EXERCISE OBJECTIVE
Set down the material exactly as given, please, from its first line through the line that includes "v in y_ticks]".

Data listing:
***
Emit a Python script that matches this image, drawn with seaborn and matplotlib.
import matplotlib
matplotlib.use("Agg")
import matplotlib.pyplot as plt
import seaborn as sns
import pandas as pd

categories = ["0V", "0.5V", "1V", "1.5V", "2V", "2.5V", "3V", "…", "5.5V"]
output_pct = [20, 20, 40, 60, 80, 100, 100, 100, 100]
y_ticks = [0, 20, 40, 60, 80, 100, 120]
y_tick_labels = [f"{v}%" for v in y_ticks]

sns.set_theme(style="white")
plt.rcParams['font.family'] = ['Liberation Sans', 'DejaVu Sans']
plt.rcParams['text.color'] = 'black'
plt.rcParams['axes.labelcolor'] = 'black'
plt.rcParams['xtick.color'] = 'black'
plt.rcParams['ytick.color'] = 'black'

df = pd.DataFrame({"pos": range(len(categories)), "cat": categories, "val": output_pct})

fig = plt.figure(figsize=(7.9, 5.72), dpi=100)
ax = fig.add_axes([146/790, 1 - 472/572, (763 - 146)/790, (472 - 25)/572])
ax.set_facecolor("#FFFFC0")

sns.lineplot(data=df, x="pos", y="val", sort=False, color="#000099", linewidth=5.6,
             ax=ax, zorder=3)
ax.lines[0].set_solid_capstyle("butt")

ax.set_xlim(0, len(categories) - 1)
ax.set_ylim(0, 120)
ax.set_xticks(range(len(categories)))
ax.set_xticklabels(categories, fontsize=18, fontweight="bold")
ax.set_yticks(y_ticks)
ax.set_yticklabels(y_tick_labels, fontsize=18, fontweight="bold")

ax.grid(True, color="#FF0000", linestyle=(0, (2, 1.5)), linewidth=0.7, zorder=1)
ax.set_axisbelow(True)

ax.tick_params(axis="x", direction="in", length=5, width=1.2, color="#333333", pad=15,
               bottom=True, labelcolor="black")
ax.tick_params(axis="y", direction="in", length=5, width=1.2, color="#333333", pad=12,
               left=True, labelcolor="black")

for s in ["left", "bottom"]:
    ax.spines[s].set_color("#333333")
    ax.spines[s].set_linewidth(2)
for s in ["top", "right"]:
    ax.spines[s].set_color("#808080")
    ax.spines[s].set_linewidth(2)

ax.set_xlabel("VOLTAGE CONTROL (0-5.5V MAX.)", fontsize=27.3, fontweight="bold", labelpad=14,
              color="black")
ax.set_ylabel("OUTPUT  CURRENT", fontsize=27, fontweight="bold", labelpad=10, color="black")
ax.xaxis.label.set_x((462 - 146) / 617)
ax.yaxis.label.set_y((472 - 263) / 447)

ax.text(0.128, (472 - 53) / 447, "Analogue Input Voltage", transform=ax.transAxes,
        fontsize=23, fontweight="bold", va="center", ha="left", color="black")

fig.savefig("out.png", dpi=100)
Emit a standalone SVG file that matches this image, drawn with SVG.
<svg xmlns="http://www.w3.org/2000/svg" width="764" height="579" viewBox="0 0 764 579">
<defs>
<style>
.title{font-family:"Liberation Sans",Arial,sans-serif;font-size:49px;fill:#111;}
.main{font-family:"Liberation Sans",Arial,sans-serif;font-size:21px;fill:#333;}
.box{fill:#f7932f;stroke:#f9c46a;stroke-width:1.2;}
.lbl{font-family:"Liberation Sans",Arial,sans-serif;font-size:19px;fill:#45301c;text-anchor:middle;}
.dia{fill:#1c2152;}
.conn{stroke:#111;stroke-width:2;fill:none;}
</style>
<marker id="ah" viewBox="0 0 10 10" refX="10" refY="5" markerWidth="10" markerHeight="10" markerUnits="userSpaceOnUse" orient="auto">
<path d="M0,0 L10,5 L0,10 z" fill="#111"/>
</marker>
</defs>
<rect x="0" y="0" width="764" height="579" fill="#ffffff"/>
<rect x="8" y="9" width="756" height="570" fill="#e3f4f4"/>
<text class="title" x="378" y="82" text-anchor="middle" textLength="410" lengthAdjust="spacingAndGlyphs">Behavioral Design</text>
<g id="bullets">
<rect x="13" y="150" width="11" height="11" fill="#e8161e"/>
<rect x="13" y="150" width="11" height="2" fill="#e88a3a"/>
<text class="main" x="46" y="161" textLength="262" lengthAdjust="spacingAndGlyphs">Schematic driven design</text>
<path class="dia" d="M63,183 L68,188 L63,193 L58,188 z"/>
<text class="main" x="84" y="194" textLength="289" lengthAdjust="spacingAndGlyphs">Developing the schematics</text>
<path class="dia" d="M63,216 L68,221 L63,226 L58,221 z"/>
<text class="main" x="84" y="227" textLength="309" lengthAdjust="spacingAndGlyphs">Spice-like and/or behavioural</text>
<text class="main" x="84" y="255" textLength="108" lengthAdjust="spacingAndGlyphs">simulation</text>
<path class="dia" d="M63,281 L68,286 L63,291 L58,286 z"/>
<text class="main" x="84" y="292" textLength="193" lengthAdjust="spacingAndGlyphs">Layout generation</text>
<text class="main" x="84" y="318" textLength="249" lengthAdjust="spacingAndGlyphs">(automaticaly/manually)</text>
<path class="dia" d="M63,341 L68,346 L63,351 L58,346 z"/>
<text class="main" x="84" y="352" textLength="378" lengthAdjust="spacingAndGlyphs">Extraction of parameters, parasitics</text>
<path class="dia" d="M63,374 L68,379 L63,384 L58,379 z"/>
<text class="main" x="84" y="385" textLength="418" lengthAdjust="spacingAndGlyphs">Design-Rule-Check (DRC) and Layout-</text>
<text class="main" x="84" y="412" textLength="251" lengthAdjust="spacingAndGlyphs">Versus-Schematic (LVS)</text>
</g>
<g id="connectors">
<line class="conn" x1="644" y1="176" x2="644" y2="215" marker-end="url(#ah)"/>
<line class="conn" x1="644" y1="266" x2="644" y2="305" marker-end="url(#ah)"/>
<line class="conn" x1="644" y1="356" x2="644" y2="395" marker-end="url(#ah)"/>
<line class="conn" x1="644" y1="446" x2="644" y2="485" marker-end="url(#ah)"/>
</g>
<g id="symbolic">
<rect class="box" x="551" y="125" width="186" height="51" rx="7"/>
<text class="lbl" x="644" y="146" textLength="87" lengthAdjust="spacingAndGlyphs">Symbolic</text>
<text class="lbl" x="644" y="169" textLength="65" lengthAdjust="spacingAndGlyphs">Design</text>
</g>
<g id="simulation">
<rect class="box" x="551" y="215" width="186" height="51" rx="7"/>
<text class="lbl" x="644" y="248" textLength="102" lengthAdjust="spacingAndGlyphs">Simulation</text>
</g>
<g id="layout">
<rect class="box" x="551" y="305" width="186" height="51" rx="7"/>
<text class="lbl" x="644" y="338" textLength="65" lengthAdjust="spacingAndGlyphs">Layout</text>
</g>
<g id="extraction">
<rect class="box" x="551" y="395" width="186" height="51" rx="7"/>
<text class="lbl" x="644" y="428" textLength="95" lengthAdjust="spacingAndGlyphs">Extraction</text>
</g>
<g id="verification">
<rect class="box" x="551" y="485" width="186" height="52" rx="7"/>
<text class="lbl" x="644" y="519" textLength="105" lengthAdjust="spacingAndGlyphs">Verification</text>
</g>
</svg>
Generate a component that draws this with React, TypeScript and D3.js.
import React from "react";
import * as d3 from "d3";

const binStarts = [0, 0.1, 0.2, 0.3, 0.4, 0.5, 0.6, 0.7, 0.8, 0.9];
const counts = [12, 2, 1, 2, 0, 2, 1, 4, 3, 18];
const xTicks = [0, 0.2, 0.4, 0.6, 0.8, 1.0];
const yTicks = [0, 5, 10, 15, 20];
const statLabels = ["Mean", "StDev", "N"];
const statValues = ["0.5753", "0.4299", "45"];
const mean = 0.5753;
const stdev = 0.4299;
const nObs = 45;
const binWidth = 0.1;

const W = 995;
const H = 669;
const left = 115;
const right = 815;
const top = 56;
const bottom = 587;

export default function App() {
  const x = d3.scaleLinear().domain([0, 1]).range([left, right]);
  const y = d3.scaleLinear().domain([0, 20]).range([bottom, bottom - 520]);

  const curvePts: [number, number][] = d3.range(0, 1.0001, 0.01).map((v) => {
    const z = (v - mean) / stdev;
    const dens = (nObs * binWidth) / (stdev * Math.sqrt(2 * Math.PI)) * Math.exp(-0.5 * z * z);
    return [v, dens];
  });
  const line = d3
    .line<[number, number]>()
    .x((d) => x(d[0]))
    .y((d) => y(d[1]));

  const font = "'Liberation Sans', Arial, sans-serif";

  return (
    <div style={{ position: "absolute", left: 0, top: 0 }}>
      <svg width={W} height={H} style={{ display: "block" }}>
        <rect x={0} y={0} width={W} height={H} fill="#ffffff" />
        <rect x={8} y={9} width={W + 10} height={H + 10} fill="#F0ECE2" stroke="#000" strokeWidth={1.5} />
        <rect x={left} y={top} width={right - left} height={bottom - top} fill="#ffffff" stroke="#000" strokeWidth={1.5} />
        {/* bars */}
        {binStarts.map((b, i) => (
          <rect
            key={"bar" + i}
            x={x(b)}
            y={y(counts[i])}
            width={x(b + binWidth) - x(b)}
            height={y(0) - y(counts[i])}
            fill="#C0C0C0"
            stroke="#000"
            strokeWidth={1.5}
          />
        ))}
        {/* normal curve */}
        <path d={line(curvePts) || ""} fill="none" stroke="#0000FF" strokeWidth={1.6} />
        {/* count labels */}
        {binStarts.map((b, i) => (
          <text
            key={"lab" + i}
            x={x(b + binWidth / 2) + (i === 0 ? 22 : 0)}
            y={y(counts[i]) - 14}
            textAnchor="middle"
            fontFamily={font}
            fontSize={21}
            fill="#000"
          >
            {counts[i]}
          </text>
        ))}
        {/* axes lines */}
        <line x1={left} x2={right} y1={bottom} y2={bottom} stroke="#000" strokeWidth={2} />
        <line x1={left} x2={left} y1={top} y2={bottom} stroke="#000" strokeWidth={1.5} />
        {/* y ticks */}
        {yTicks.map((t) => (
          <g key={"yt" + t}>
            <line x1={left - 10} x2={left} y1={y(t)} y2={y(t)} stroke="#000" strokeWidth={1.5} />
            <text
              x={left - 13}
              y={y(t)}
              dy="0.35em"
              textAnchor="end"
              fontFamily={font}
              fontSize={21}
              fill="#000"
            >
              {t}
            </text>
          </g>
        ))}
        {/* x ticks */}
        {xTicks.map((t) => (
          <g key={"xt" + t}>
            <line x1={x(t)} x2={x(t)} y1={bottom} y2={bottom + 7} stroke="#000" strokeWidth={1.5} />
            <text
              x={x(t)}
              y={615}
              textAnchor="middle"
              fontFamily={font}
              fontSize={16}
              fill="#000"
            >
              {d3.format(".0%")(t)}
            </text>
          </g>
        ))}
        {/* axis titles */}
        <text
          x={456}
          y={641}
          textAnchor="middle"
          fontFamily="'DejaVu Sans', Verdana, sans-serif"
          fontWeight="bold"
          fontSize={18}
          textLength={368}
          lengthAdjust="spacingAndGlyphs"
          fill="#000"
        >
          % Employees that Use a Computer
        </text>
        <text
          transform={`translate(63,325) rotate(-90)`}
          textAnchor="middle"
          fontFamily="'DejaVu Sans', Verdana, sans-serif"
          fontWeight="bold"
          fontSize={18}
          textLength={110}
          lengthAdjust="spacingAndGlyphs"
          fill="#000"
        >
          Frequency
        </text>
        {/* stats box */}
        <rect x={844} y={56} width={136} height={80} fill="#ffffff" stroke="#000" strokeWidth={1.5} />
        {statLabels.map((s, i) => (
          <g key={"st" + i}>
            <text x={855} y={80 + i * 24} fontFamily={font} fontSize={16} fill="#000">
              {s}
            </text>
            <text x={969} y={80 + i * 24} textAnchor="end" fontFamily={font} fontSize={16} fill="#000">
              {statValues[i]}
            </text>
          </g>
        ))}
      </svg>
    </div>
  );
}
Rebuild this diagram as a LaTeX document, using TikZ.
***
WRITTEN ANSWER
Emit a Python script that matches this image, drawn with seaborn and matplotlib.
import matplotlib
matplotlib.use("Agg")
import matplotlib.pyplot as plt
import seaborn as sns
import pandas as pd

categories = ["0V", "0.5V", "1V", "1.5V", "2V", "2.5V", "3V", "…", "5.5V"]
output_pct = [20, 20, 40, 60, 80, 100, 100, 100, 100]
y_ticks = [0, 20, 40, 60, 80, 100, 120]
y_tick_labels = [f"{v}%" for v in y_ticks]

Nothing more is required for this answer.